#### TASK DESCRIPTION:
Leaving out the pictures, please retype each record exactly.
# START OF SUPPLIED MATERIAL
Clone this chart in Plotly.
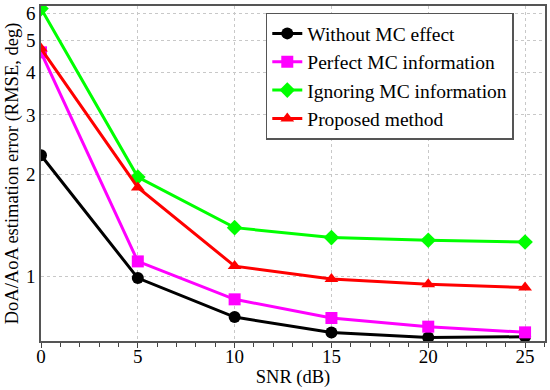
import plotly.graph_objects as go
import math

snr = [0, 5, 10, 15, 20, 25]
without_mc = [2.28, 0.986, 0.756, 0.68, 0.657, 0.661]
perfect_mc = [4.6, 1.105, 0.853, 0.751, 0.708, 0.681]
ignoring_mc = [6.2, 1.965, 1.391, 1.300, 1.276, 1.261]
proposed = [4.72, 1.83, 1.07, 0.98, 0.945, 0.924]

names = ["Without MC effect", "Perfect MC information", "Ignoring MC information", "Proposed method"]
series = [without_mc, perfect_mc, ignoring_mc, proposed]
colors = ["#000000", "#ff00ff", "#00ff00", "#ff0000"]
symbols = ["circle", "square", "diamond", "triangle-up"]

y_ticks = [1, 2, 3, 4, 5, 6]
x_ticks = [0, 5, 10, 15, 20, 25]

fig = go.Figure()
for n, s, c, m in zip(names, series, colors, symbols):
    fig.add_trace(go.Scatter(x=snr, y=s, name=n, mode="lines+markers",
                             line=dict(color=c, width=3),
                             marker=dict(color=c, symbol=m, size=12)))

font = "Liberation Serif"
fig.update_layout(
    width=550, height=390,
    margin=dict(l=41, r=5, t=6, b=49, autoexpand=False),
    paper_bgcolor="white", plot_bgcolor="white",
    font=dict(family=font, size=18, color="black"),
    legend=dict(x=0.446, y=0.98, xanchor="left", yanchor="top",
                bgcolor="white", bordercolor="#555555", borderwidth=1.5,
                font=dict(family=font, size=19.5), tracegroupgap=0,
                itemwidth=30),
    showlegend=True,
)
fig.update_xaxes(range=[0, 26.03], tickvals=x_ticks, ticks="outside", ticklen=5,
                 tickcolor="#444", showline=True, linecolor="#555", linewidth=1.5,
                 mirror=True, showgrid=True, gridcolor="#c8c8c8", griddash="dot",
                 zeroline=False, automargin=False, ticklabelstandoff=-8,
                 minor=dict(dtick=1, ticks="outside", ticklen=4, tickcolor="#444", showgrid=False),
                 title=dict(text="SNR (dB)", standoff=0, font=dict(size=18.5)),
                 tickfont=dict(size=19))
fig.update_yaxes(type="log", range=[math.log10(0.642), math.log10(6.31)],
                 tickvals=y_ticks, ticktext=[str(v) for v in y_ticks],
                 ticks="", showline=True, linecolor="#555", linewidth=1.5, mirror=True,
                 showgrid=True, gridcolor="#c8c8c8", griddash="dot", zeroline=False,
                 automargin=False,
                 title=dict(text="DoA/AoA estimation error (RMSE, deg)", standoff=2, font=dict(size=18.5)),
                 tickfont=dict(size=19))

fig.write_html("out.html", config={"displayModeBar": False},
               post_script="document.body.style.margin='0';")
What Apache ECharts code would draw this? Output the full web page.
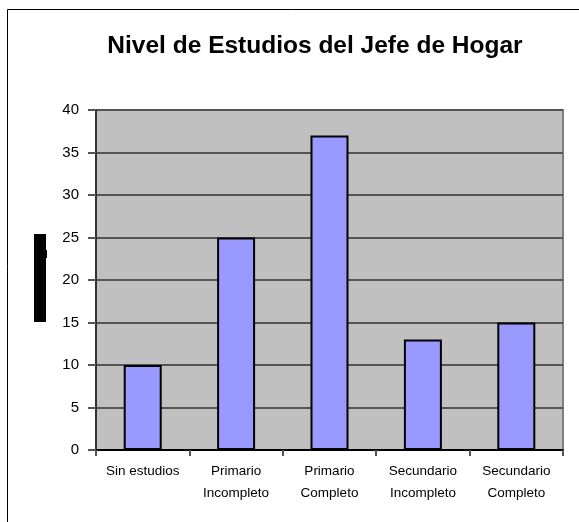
# END OF SUPPLIED MATERIAL
#### THE RESPONSE:
Clone this chart in Plotly.
import plotly.graph_objects as go
import math

snr = [0, 5, 10, 15, 20, 25]
without_mc = [2.28, 0.986, 0.756, 0.68, 0.657, 0.661]
perfect_mc = [4.6, 1.105, 0.853, 0.751, 0.708, 0.681]
ignoring_mc = [6.2, 1.965, 1.391, 1.300, 1.276, 1.261]
proposed = [4.72, 1.83, 1.07, 0.98, 0.945, 0.924]

names = ["Without MC effect", "Perfect MC information", "Ignoring MC information", "Proposed method"]
series = [without_mc, perfect_mc, ignoring_mc, proposed]
colors = ["#000000", "#ff00ff", "#00ff00", "#ff0000"]
symbols = ["circle", "square", "diamond", "triangle-up"]

y_ticks = [1, 2, 3, 4, 5, 6]
x_ticks = [0, 5, 10, 15, 20, 25]

fig = go.Figure()
for n, s, c, m in zip(names, series, colors, symbols):
    fig.add_trace(go.Scatter(x=snr, y=s, name=n, mode="lines+markers",
                             line=dict(color=c, width=3),
                             marker=dict(color=c, symbol=m, size=12)))

font = "Liberation Serif"
fig.update_layout(
    width=550, height=390,
    margin=dict(l=41, r=5, t=6, b=49, autoexpand=False),
    paper_bgcolor="white", plot_bgcolor="white",
    font=dict(family=font, size=18, color="black"),
    legend=dict(x=0.446, y=0.98, xanchor="left", yanchor="top",
                bgcolor="white", bordercolor="#555555", borderwidth=1.5,
                font=dict(family=font, size=19.5), tracegroupgap=0,
                itemwidth=30),
    showlegend=True,
)
fig.update_xaxes(range=[0, 26.03], tickvals=x_ticks, ticks="outside", ticklen=5,
                 tickcolor="#444", showline=True, linecolor="#555", linewidth=1.5,
                 mirror=True, showgrid=True, gridcolor="#c8c8c8", griddash="dot",
                 zeroline=False, automargin=False, ticklabelstandoff=-8,
                 minor=dict(dtick=1, ticks="outside", ticklen=4, tickcolor="#444", showgrid=False),
                 title=dict(text="SNR (dB)", standoff=0, font=dict(size=18.5)),
                 tickfont=dict(size=19))
fig.update_yaxes(type="log", range=[math.log10(0.642), math.log10(6.31)],
                 tickvals=y_ticks, ticktext=[str(v) for v in y_ticks],
                 ticks="", showline=True, linecolor="#555", linewidth=1.5, mirror=True,
                 showgrid=True, gridcolor="#c8c8c8", griddash="dot", zeroline=False,
                 automargin=False,
                 title=dict(text="DoA/AoA estimation error (RMSE, deg)", standoff=2, font=dict(size=18.5)),
                 tickfont=dict(size=19))

fig.write_html("out.html", config={"displayModeBar": False},
               post_script="document.body.style.margin='0';")
What Apache ECharts code would draw this? Output the full web page.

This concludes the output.